◆ **Exercise**:
Everything in the listing except the pictures should be written out exactly.

◆ **Given information**:

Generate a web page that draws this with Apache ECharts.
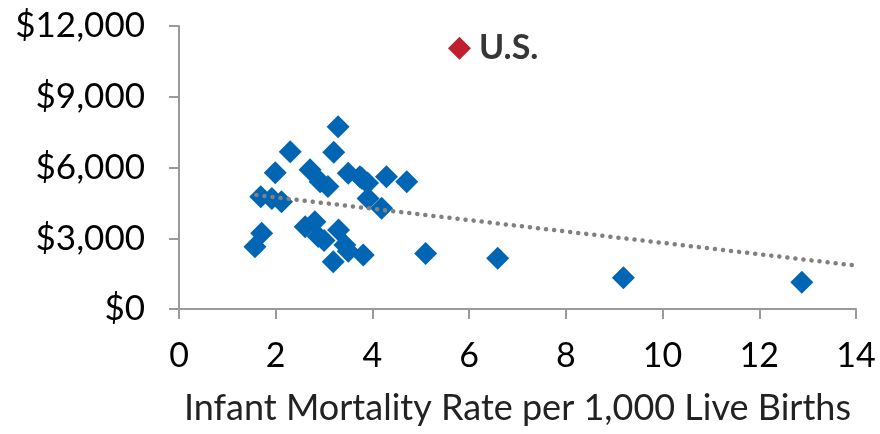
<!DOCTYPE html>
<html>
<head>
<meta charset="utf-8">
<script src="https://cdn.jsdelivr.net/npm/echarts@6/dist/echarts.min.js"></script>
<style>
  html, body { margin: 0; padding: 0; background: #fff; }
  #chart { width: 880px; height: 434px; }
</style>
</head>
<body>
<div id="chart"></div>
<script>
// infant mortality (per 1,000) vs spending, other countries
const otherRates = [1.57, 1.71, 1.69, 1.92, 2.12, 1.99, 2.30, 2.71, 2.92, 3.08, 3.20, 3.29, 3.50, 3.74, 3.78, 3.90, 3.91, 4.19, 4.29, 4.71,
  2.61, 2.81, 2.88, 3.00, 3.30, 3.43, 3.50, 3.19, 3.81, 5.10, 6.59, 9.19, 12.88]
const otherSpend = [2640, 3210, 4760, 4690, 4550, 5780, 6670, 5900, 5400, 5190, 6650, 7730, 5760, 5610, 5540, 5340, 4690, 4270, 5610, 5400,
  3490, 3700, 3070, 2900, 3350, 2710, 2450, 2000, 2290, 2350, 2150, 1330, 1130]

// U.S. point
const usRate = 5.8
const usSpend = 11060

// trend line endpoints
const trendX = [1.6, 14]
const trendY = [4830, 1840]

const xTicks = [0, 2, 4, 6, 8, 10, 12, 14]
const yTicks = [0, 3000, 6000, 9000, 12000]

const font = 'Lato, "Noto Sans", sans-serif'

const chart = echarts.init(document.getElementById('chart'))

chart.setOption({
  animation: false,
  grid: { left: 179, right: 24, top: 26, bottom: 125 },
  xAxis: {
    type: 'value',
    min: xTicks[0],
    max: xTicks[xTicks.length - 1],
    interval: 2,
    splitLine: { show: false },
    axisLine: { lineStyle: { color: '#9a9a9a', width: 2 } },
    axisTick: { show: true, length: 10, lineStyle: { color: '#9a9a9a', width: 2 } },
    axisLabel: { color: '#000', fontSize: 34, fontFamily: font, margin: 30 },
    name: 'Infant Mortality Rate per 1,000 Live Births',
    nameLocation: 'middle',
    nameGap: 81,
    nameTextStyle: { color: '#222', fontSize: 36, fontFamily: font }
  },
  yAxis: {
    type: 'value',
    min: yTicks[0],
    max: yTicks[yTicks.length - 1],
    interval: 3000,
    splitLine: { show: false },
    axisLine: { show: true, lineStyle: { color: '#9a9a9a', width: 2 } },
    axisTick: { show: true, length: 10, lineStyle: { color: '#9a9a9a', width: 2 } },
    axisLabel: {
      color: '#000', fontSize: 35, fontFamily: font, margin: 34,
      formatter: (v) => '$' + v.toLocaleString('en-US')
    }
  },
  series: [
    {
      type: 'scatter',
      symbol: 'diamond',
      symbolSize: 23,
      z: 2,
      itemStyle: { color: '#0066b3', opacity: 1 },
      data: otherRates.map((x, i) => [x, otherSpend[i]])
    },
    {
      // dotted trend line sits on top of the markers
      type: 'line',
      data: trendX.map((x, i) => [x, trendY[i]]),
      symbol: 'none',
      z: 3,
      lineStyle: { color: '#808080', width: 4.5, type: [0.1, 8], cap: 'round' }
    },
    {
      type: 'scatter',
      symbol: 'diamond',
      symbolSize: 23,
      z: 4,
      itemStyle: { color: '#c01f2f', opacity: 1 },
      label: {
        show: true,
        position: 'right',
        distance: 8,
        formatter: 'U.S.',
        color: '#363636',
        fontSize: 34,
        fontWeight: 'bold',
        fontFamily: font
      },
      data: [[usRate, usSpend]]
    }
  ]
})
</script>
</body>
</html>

◆ **Solution**:
Generate a web page that draws this with Apache ECharts.
<!DOCTYPE html>
<html>
<head>
<meta charset="utf-8">
<script src="https://cdn.jsdelivr.net/npm/echarts@6/dist/echarts.min.js"></script>
<style>
  html, body { margin: 0; padding: 0; background: #fff; }
  #chart { width: 880px; height: 434px; }
</style>
</head>
<body>
<div id="chart"></div>
<script>
// infant mortality (per 1,000) vs spending, other countries
const otherRates = [1.57, 1.71, 1.69, 1.92, 2.12, 1.99, 2.30, 2.71, 2.92, 3.08, 3.20, 3.29, 3.50, 3.74, 3.78, 3.90, 3.91, 4.19, 4.29, 4.71,
  2.61, 2.81, 2.88, 3.00, 3.30, 3.43, 3.50, 3.19, 3.81, 5.10, 6.59, 9.19, 12.88]
const otherSpend = [2640, 3210, 4760, 4690, 4550, 5780, 6670, 5900, 5400, 5190, 6650, 7730, 5760, 5610, 5540, 5340, 4690, 4270, 5610, 5400,
  3490, 3700, 3070, 2900, 3350, 2710, 2450, 2000, 2290, 2350, 2150, 1330, 1130]

// U.S. point
const usRate = 5.8
const usSpend = 11060

// trend line endpoints
const trendX = [1.6, 14]
const trendY = [4830, 1840]

const xTicks = [0, 2, 4, 6, 8, 10, 12, 14]
const yTicks = [0, 3000, 6000, 9000, 12000]

const font = 'Lato, "Noto Sans", sans-serif'

const chart = echarts.init(document.getElementById('chart'))

chart.setOption({
  animation: false,
  grid: { left: 179, right: 24, top: 26, bottom: 125 },
  xAxis: {
    type: 'value',
    min: xTicks[0],
    max: xTicks[xTicks.length - 1],
    interval: 2,
    splitLine: { show: false },
    axisLine: { lineStyle: { color: '#9a9a9a', width: 2 } },
    axisTick: { show: true, length: 10, lineStyle: { color: '#9a9a9a', width: 2 } },
    axisLabel: { color: '#000', fontSize: 34, fontFamily: font, margin: 30 },
    name: 'Infant Mortality Rate per 1,000 Live Births',
    nameLocation: 'middle',
    nameGap: 81,
    nameTextStyle: { color: '#222', fontSize: 36, fontFamily: font }
  },
  yAxis: {
    type: 'value',
    min: yTicks[0],
    max: yTicks[yTicks.length - 1],
    interval: 3000,
    splitLine: { show: false },
    axisLine: { show: true, lineStyle: { color: '#9a9a9a', width: 2 } },
    axisTick: { show: true, length: 10, lineStyle: { color: '#9a9a9a', width: 2 } },
    axisLabel: {
      color: '#000', fontSize: 35, fontFamily: font, margin: 34,
      formatter: (v) => '$' + v.toLocaleString('en-US')
    }
  },
  series: [
    {
      type: 'scatter',
      symbol: 'diamond',
      symbolSize: 23,
      z: 2,
      itemStyle: { color: '#0066b3', opacity: 1 },
      data: otherRates.map((x, i) => [x, otherSpend[i]])
    },
    {
      // dotted trend line sits on top of the markers
      type: 'line',
      data: trendX.map((x, i) => [x, trendY[i]]),
      symbol: 'none',
      z: 3,
      lineStyle: { color: '#808080', width: 4.5, type: [0.1, 8], cap: 'round' }
    },
    {
      type: 'scatter',
      symbol: 'diamond',
      symbolSize: 23,
      z: 4,
      itemStyle: { color: '#c01f2f', opacity: 1 },
      label: {
        show: true,
        position: 'right',
        distance: 8,
        formatter: 'U.S.',
        color: '#363636',
        fontSize: 34,
        fontWeight: 'bold',
        fontFamily: font
      },
      data: [[usRate, usSpend]]
    }
  ]
})
</script>
</body>
</html>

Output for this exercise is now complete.